Updated from 11:42 a.m. EDT
Stocks in the U.S. were tracking higher early Wednesday amid cooler-than-expected inflationary data and results at Freddie Mac (FRE) that weren't nearly as bad as analysts had predicted.
The Dow Jones Industrial Average shot up 99 points to 12,931, and the S&P 500 added 12 points to 1415, for gains of 0.9% apiece. The Nasdaq Composite bounced 24 points, or 1%, to 2519.
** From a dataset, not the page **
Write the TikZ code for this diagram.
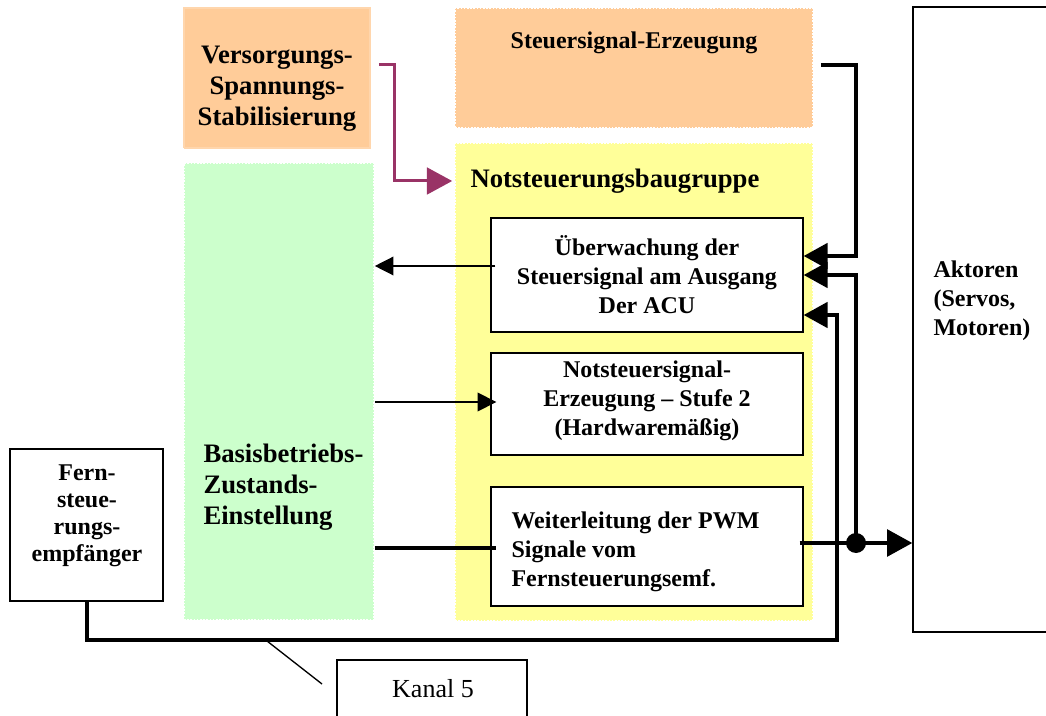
\documentclass[tikz,border=0pt]{standalone}
\usepackage{fontspec}
\setmainfont{Liberation Serif}
\usetikzlibrary{arrows.meta}

\definecolor{orangefill}{RGB}{255,204,153}
\definecolor{yellowfill}{RGB}{255,255,153}
\definecolor{greenfill}{RGB}{204,255,204}
\definecolor{plum}{RGB}{153,51,102}

\tikzset{every picture/.style={line width=0.75pt}}
\tikzset{
	block/.style={draw=black, line width=1pt, fill=white, inner sep=0pt},
	area/.style={draw=white, line width=1.2pt, dash pattern=on 1.2pt off 1.2pt, inner sep=0pt},
	boxtext/.style={font=\bfseries\fontsize{18}{21.75}\selectfont, inner sep=0pt, align=center},
	bigtext/.style={font=\bfseries\fontsize{20}{23.25}\selectfont, inner sep=0pt, align=center},
	thick line/.style={line width=3pt},
	thin line/.style={line width=1pt},
	big tip/.style={-{Triangle[length=19pt,width=20pt]}},
	mid tip/.style={-{Triangle[length=18pt,width=19pt]}},
	small tip/.style={-{Triangle[length=14pt,width=14pt]}}
}

\begin{document}
\begin{tikzpicture}[x=0.75pt,y=0.75pt,yscale=-1,xscale=1]
	\useasboundingbox (0,0) rectangle (1046,716);

	%Shape: coloured areas
	\node [area, fill=orangefill, draw=orangefill!80!white, dash pattern=on 1pt off 0pt, minimum width=139.5pt, minimum height=105pt] (versorg) at (277,78) {};
	\node [area, fill=orangefill, minimum width=268.5pt, minimum height=90pt] (steuer) at (634,68) {};
	\node [area, fill=yellowfill, minimum width=268.5pt, minimum height=358.5pt] (notbg) at (634,382) {};
	\node [area, fill=greenfill, minimum width=142.5pt, minimum height=342.75pt] (basis) at (279,391.5) {};

	%Shape: blocks
	\node [block, minimum width=234pt, minimum height=85.5pt] (ueberw) at (647,275) {};
	\node [block, minimum width=234pt, minimum height=76.5pt] (notsig) at (647,404) {};
	\node [block, minimum width=234pt, minimum height=89.25pt] (weiter) at (647,546.5) {};
	\node [block, minimum width=110.25pt, minimum height=468.75pt] (aktoren) at (986.5,319.5) {};
	\node [block, minimum width=114.75pt, minimum height=114pt] (fern) at (86.5,525) {};
	\node [block, minimum width=142.5pt, minimum height=52.5pt] (kanal) at (432,695) {};

	% Text Node
	\node [bigtext] (versorgtext) at (277,89) {Versorgungs-\\Spannungs-\\Stabilisierung};
	% Text Node
	\node [boxtext] (steuertext) at (634,43) {Steuersignal-Erzeugung};
	% Text Node
	\node [bigtext, anchor=west] (nottext) at (470,181) {Notsteuerungsbaugruppe};
	% Text Node
	\node [bigtext, anchor=west, align=left] (basistext) at (203,487) {Basisbetriebs-\\Zustands-\\Einstellung};
	% Text Node
	\node [boxtext] (ueberwtext) at (ueberw) {Überwachung der\\Steuersignal am Ausgang\\Der ACU};
	% Text Node
	\node [boxtext] (notsigtext) at (647,401) {Notsteuersignal-\\Erzeugung -- Stufe 2\\(Hardwaremäßig)};
	% Text Node
	\node [boxtext, anchor=west, align=left] (weitertext) at (511,552) {Weiterleitung der PWM\\Signale vom\\Fernsteuerungsemf.};
	% Text Node
	\node [boxtext, anchor=west, align=left] (aktorentext) at (933,301) {Aktoren\\(Servos,\\Motoren)};
	% Text Node
	\node [boxtext, font=\bfseries\fontsize{18}{20.25}\selectfont] (ferntext) at (87,516) {Fern-\\steue-\\rungs-\\empfänger};
	% Text Node
	\node [font=\fontsize{19.5}{23}\selectfont, inner sep=0pt] (kanaltext) at (433,689) {Kanal 5};

	%Straight Lines: supply to emergency unit
	\draw [plum, line width=2.25pt, big tip] ([shift={(8,-13)}]versorg.east) -| (394,181) -- ([xshift=-1.5pt]notbg.west |- nottext.west);

	%Straight Lines: control signals to monitoring
	\draw [thick line, mid tip] ([shift={(7,-3)}]steuer.east) -| (856,256) -- (ueberw.east |- 0,256);
	\coordinate (junct) at (856,543);
	\draw [thick line, mid tip] (junct) |- (ueberw.east);
	\draw [thick line, mid tip] (fern.south) |- (837,640) |- ([yshift=30pt]ueberw.east);

	%Straight Lines: PWM path to actuators
	\draw [thick line, big tip] ([shift={(-4,-3.5)}]weiter.east) -- (junct) -- (aktoren.west |- junct);
	\fill (junct) circle [radius=7.5pt];
	\draw [thick line] (basis.east |- 0,548) -- ([xshift=4.5pt]weiter.west |- 0,548);

	%Straight Lines: thin arrows
	\draw [thin line, small tip] ([shift={(5,-9)}]ueberw.west) -- (basis.east |- 0,266);
	\draw [thin line, small tip] (basis.east |- 0,402) -- ([xshift=4.5pt]notsig.west |- 0,402);

	%Straight Lines: callout
	\draw [thin line] (267,641) -- (322,684);
\end{tikzpicture}
\end{document}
"Obviously there's been a lot of fear tilting towards higher inflation, so we're seeing a relief rally," said Steven Sheldon, CFA and principal with SMS Capital Management."The fear that's dominated things for so long is not only starting to diminish," said Jim Paulsen, chief investment strategist with Wells Capital Management, "but people are moving away from being afraid of catching a falling knife to thinking, 'I'd hate to be out of this.'" "Fear is turning into greed," he said. This morning the Labor Department reported that, despite a 0.9% jump in food costs -- the biggest advance in nearly two decades -- April consumer prices rose only 0.2% from the prior month. Economists had been looking for a 0.3% uptick. The core consumer price index, which excludes food and energy, rose 0.1%, or half of the expected increase. Energy prices, the government said, were unchanged from March. Year over year, core consumer inflation was up 2.3%, a hair lower than anticipated, while the overall CPI climbed 3.9% from a year ago. "People know the headline numbers are going to be bad, but they're saying, 'So what, if it doesn't bleed out and take in core numbers?'" Paulson said. "How long have we had this story about how oil prices are going to bleed out?"